§ **Goal**
Starting at the top of the listing, extract every line up to and including the one with "const yMax = marcasY[marcasY.length - 1];". Pictures stay out of the copy.

§ **Given data**
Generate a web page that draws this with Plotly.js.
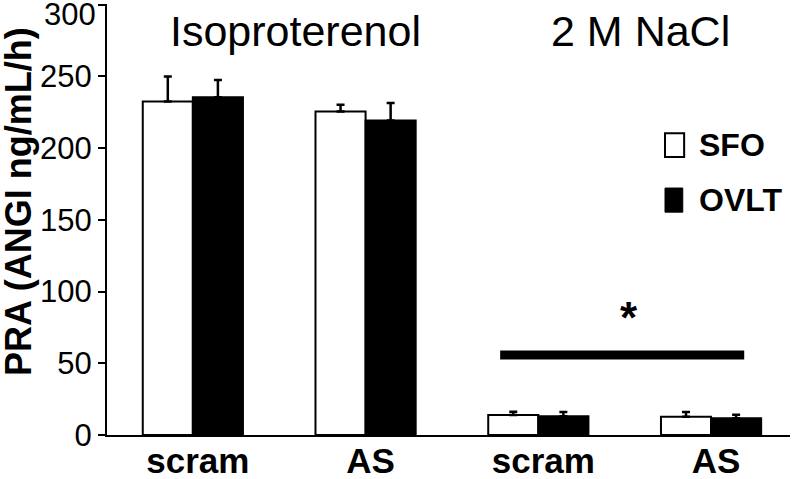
<!DOCTYPE html>
<html>
<head>
<meta charset="utf-8">
<script src="https://cdn.plot.ly/plotly-3.0.1.min.js"></script>
<style>
  html, body { margin: 0; padding: 0; background: white; }
  #graph { width: 800px; height: 479px; }
</style>
</head>
<body>
<div id="graph"></div>
<script>
// dados
const grupos = [0, 1, 2, 3];
const rotulos = ['scram', 'AS', 'scram', 'AS'];
const marcasY = [0, 50, 100, 150, 200, 250, 300];
const sfo = [232.6, 225.5, 13.9, 12.7];
const sfoErro = [17.4, 4.8, 2.3, 3.3];
const ovlt = [235.4, 219.2, 13.0, 11.6];
const ovltErro = [12.1, 12.3, 3.0, 2.5];
const zeros = [0, 0, 0, 0];

const fonte = 'Liberation Sans, Arial, sans-serif';
const yMax = marcasY[marcasY.length - 1];

const traceSfo = {
    x: grupos,
    y: sfo,
    type: 'bar',
    name: 'SFO',
    marker: { color: 'white', line: { color: 'black', width: 2 } },
    error_y: { type: 'data', symmetric: false, array: sfoErro, arrayminus: zeros,
               color: 'black', thickness: 2.5, width: 4 },
    showlegend: false
};

const traceOvlt = {
    x: grupos,
    y: ovlt,
    type: 'bar',
    name: 'OVLT',
    marker: { color: 'black', line: { color: 'black', width: 2 } },
    error_y: { type: 'data', symmetric: false, array: ovltErro, arrayminus: zeros,
               color: 'black', thickness: 2.5, width: 4 },
    showlegend: false
};

const layout = {
    width: 800,
    height: 479,
    margin: { l: 107, r: 10, t: 4, b: 44 },
    paper_bgcolor: 'white',
    plot_bgcolor: 'white',
    barmode: 'group',
    bargap: 0.42,
    bargroupgap: 0,
    font: { family: fonte, color: 'black' },
    xaxis: {
        range: [-0.497, 3.457],
        tickvals: grupos,
        ticktext: rotulos.map(t => '<b>' + t + '</b>'),
        tickfont: { size: 35, family: fonte },
        showline: true, linecolor: 'black', linewidth: 2,
        ticks: '', showgrid: false, zeroline: false,
        ticklabelstandoff: -6,
        ticklabelshift: 5
    },
    yaxis: {
        range: [0, yMax + 0.5],
        tickvals: marcasY,
        // o rótulo do topo fica deslocado para baixo, como no original
        ticktext: marcasY.map(v => v === yMax ? '' : String(v)),
        tickfont: { size: 31, family: fonte },
        showline: true, linecolor: 'black', linewidth: 2,
        ticks: 'outside', ticklen: 7, tickwidth: 2, tickcolor: 'black',
        showgrid: false, zeroline: false
    },
    shapes: [
        // barra de significância
        { type: 'line', xref: 'x', yref: 'y', x0: 1.779, x1: 3.192, y0: 55.7, y1: 55.7,
          line: { color: 'black', width: 9 } },
        // legenda
        { type: 'rect', xref: 'paper', yref: 'paper', x0: 0.817, x1: 0.845, y0: 0.645, y1: 0.700,
          fillcolor: 'white', line: { color: 'black', width: 2 } },
        { type: 'rect', xref: 'paper', yref: 'paper', x0: 0.817, x1: 0.843, y0: 0.517, y1: 0.573,
          fillcolor: 'black', line: { color: 'black', width: 1 } }
    ],
    annotations: [
        // título do eixo y
        { x: 19, y: 202, xref: 'paper', yref: 'paper', xanchor: 'center', yanchor: 'middle',
          text: '<b>PRA (ANGI ng/mL/h)</b>', textangle: -90, showarrow: false, borderpad: 0,
          font: { size: 36, family: fonte } },
        { x: -0.0146, y: yMax, xref: 'paper', yref: 'y', xanchor: 'right', yanchor: 'middle',
          yshift: -10, text: String(yMax), showarrow: false, borderpad: 0,
          font: { size: 31, family: fonte } },
        { x: 0.597, y: 281.8, xref: 'x', yref: 'y', text: 'Isoproterenol', showarrow: false,
          font: { size: 43, family: fonte } },
        { x: 2.589, y: 281.8, xref: 'x', yref: 'y', text: '2 M NaCl', showarrow: false,
          font: { size: 43, family: fonte } },
        { x: 2.523, y: 82, xref: 'x', yref: 'y', text: '<b>*</b>', showarrow: false,
          font: { size: 44, family: fonte } },
        { x: 0.864, y: 0.673, xref: 'paper', yref: 'paper', xanchor: 'left', yanchor: 'middle',
          text: '<b>SFO</b>', showarrow: false, font: { size: 32, family: fonte } },
        { x: 0.864, y: 0.545, xref: 'paper', yref: 'paper', xanchor: 'left', yanchor: 'middle',
          text: '<b>OVLT</b>', showarrow: false, font: { size: 32, family: fonte } }
    ]
};

// posição do título do eixo y em pixels -> paper
const plotW = layout.width - layout.margin.l - layout.margin.r;
const plotH = layout.height - layout.margin.t - layout.margin.b;
const tituloY = layout.annotations[0];
tituloY.x = (tituloY.x - layout.margin.l) / plotW;
tituloY.y = (layout.height - layout.margin.b - tituloY.y) / plotH;

Plotly.newPlot('graph', [traceSfo, traceOvlt], layout, { displayModeBar: false, staticPlot: true });
</script>
</body>
</html>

§ **Result for this task**
Generate a web page that draws this with Plotly.js.
<!DOCTYPE html>
<html>
<head>
<meta charset="utf-8">
<script src="https://cdn.plot.ly/plotly-3.0.1.min.js"></script>
<style>
  html, body { margin: 0; padding: 0; background: white; }
  #graph { width: 800px; height: 479px; }
</style>
</head>
<body>
<div id="graph"></div>
<script>
// dados
const grupos = [0, 1, 2, 3];
const rotulos = ['scram', 'AS', 'scram', 'AS'];
const marcasY = [0, 50, 100, 150, 200, 250, 300];
const sfo = [232.6, 225.5, 13.9, 12.7];
const sfoErro = [17.4, 4.8, 2.3, 3.3];
const ovlt = [235.4, 219.2, 13.0, 11.6];
const ovltErro = [12.1, 12.3, 3.0, 2.5];
const zeros = [0, 0, 0, 0];

const fonte = 'Liberation Sans, Arial, sans-serif';
const yMax = marcasY[marcasY.length - 1];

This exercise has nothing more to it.